-- BEGIN INFORMATION SHOWN --

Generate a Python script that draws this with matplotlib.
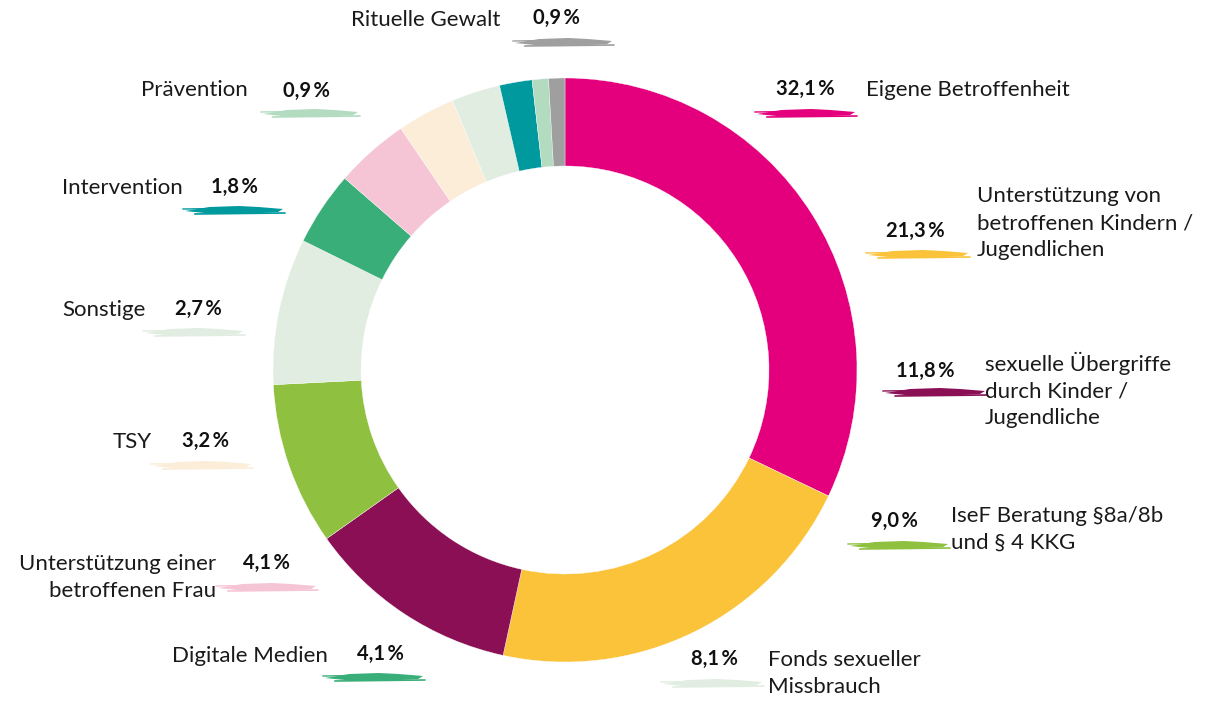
import matplotlib
matplotlib.use("Agg")
import matplotlib.pyplot as plt
from matplotlib.patches import Polygon

# data (clockwise from top)
categories = ["Eigene Betroffenheit",
              "Unterstützung von\nbetroffenen Kindern /\nJugendlichen",
              "sexuelle Übergriffe\ndurch Kinder /\nJugendliche",
              "IseF Beratung §8a/8b\nund § 4 KKG",
              "Fonds sexueller\nMissbrauch",
              "Digitale Medien",
              "Unterstützung einer\nbetroffenen Frau",
              "TSY",
              "Sonstige",
              "Intervention",
              "Prävention",
              "Rituelle Gewalt"]
values = [32.1, 21.3, 11.8, 9.0, 8.1, 4.1, 4.1, 3.2, 2.7, 1.8, 0.9, 0.9]
pct_labels = ["32,1%", "21,3%", "11,8%", "9,0%", "8,1%", "4,1%",
              "4,1%", "3,2%", "2,7%", "1,8%", "0,9%", "0,9%"]
colors = ["#e4007d", "#fbc33a", "#8a0f55", "#8fc040", "#e1ede1", "#3aae78",
          "#f6c5d5", "#fcedd8", "#e1ede1", "#00999e", "#b2dbc0", "#9f9f9f"]

W, H = 1206, 701
fig = plt.figure(figsize=(W / 100, H / 100), dpi=100)
ax = fig.add_axes([0, 0, 1, 1])

def Y(y):
    return H - y

# donut
cx, cy, r = 565, 370, 292
ax.pie(values, colors=colors, startangle=90, counterclock=False,
       center=(cx, Y(cy)), radius=r, frame=True,
       wedgeprops=dict(width=88, edgecolor="white", linewidth=0.25))
ax.set_xlim(0, W)
ax.set_ylim(0, H)
ax.set_aspect("equal")
ax.axis("off")

FONT = ["Lato", "DejaVu Sans"]
TXT = "#1a1a1a"

def brush(x0, x1, y, color):
    # rough brush-stroke swatch
    L = x1 - x0
    pts = [(x0, y + 1), (x0 + 0.25 * L, y - 3), (x0 + 0.55 * L, y - 4),
           (x0 + 0.75 * L, y - 3), (x1, y - 1), (x1 - 0.05 * L, y + 2),
           (x0 + 0.6 * L, y + 4), (x0 + 0.3 * L, y + 4)]
    ax.add_patch(Polygon([(px, Y(py)) for px, py in pts], closed=True,
                         facecolor=color, edgecolor="none"))
    ax.plot([x0 + 0.1 * L, x1 + 2], [Y(y + 4), Y(y + 3)], color=color, lw=1.2,
            solid_capstyle="round")
    ax.plot([x0 - 2, x0 + 0.7 * L], [Y(y - 1), Y(y - 2)], color=color, lw=1.0)

# label layout: (pct x right edge, pct y, text x, text y top line, align, swatch x0, x1, y)
layout = [
    (835, 89, 866, 89, "left", 757, 855, 113),
    (945, 231, 977, 195, "left", 868, 968, 254),
    (955, 371, 985, 360, "left", 885, 985, 392),
    (918, 521, 951, 515, "left", 850, 948, 545),
    (738, 659, 768, 659, "left", 663, 762, 683),
    (404, 654, 328, 654, "right", 325, 423, 677),
    (290, 563, 216, 563, "right", 218, 316, 587),
    (229, 441, 152, 441, "right", 153, 251, 465),
    (222, 309, 146, 309, "right", 145, 243, 332),
    (258, 187, 183, 187, "right", 185, 283, 210),
    (330, 91, 248, 89, "right", 263, 358, 113),
    (580, 18, 500, 18, "right", 515, 612, 42),
]

for cat, pct, col, (px, py, tx, ty, ha, s0, s1, sy) in zip(categories, pct_labels, colors, layout):
    brush(s0, s1, sy, col)
    ax.text(px, Y(py), pct.replace("%", "\u2009%"), ha="right", va="center",
            fontsize=14.5, fontweight="bold", family=FONT, color="#111111")
    ax.text(tx, Y(ty) + 8.5, cat, ha=ha, va="top", fontsize=16,
            family=FONT, color=TXT, linespacing=1.41,
            multialignment=ha)

fig.savefig("out.png", dpi=100)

-- END INFORMATION SHOWN --

## [DIRECTIONS FOR THIS TASK]
Return exactly what appears from the opening line of the material through the line with "from matplotlib.patches import Polygon", apart from the pictures.

## [OUTPUT]
Generate a Python script that draws this with matplotlib.
import matplotlib
matplotlib.use("Agg")
import matplotlib.pyplot as plt
from matplotlib.patches import Polygon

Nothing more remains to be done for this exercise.